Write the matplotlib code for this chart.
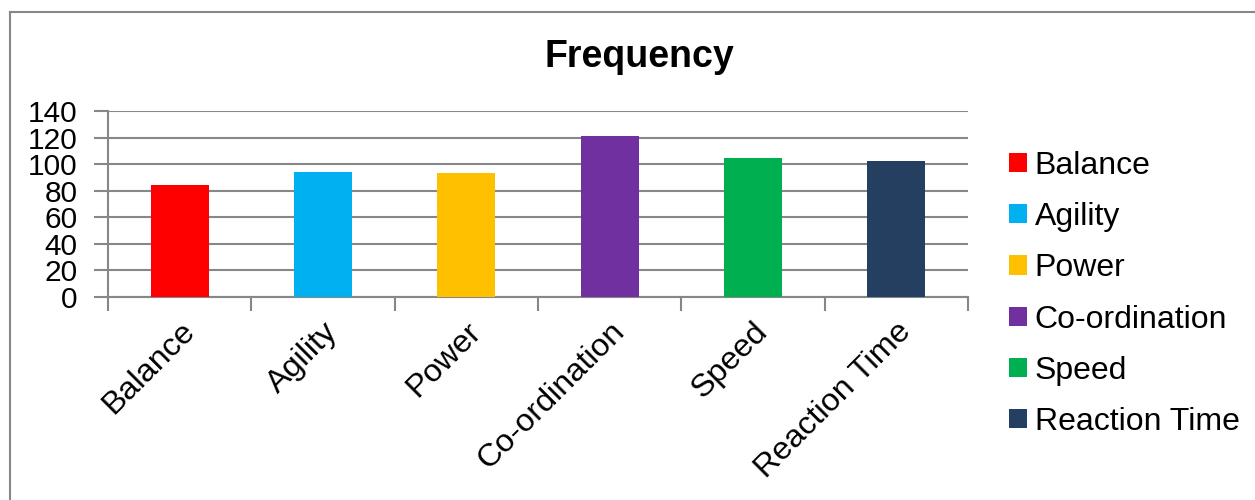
import matplotlib
matplotlib.use('Agg')
import matplotlib.pyplot as plt
import matplotlib.transforms as mtransforms
import numpy as np
from matplotlib.lines import Line2D

# Частота по каждому физическому качеству
categories = ['Balance', 'Agility', 'Power', 'Co-ordination', 'Speed', 'Reaction Time']
frequency = [84, 94, 93, 121, 105, 102]
colors = ['#FF0000', '#00B0F0', '#FFC000', '#7030A0', '#00B050', '#253F60']
y_ticks = [0, 20, 40, 60, 80, 100, 120, 140]

plt.rcParams['font.family'] = ['Liberation Sans', 'DejaVu Sans']
GRID = '#878787'

fig = plt.figure(figsize=(12.55, 5), dpi=100)
ax = fig.add_axes([108 / 1255, 1 - 297 / 500, (968 - 108) / 1255, (297 - 111) / 500])

x = np.arange(len(categories))
bars = ax.bar(x, frequency, width=0.405, color=colors, zorder=3)

ax.set_xlim(-0.5, len(categories) - 0.5)
ax.set_ylim(0, 140)
ax.set_yticks(y_ticks)
ax.set_yticklabels([str(v) for v in y_ticks], fontsize=21.5)
ax.yaxis.grid(True, color=GRID, linewidth=1.5, zorder=0)

# подписи категорий по центрам, засечки — по границам
ax.set_xticks(x)
ax.set_xticklabels(categories, fontsize=23.3, rotation=45, ha='right',
                   va='top', rotation_mode='anchor')
shift = mtransforms.ScaledTranslation(-7 / 100, 0, fig.dpi_scale_trans)
for lbl in ax.get_xticklabels():
    lbl.set_transform(lbl.get_transform() + shift)
ax.set_xticks(np.arange(len(categories) + 1) - 0.5, minor=True)
ax.tick_params(axis='x', which='major', length=0, pad=14)
ax.tick_params(axis='x', which='minor', length=10, width=1.5, color=GRID)
ax.tick_params(axis='y', length=10, width=1.5, color=GRID, pad=12)

for side in ['top', 'right']:
    ax.spines[side].set_visible(False)
for side in ['left', 'bottom']:
    ax.spines[side].set_color(GRID)
    ax.spines[side].set_linewidth(1.5)

fig.text(639 / 1255, 1 - 67 / 500, 'Frequency', ha='center', va='baseline',
         fontsize=27, fontweight='bold')

ax.legend(bars, categories, loc='center left',
          bbox_to_anchor=(1009 / 1255, 1 - 294 / 500), bbox_transform=fig.transFigure,
          frameon=False, fontsize=23, handlelength=0.55, handleheight=0.55,
          handletextpad=0.25, labelspacing=0.665, borderpad=0, borderaxespad=0)

# рамка области диаграммы
fig.add_artist(Line2D([10 / 1255, 10 / 1255], [0, 1 - 12 / 500], color=GRID,
                      linewidth=1.5, transform=fig.transFigure))
fig.add_artist(Line2D([10 / 1255, 1], [1 - 12 / 500, 1 - 12 / 500], color=GRID,
                      linewidth=1.5, transform=fig.transFigure))

fig.savefig('out.png', dpi=100, facecolor='white')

==================================================

:: Problem details ::
Starting with the first line of the data above and ending with the line containing "from matplotlib.lines import Line2D", please restate every line exactly, leaving images out.

:: Solution below ::
Write the matplotlib code for this chart.
import matplotlib
matplotlib.use('Agg')
import matplotlib.pyplot as plt
import matplotlib.transforms as mtransforms
import numpy as np
from matplotlib.lines import Line2D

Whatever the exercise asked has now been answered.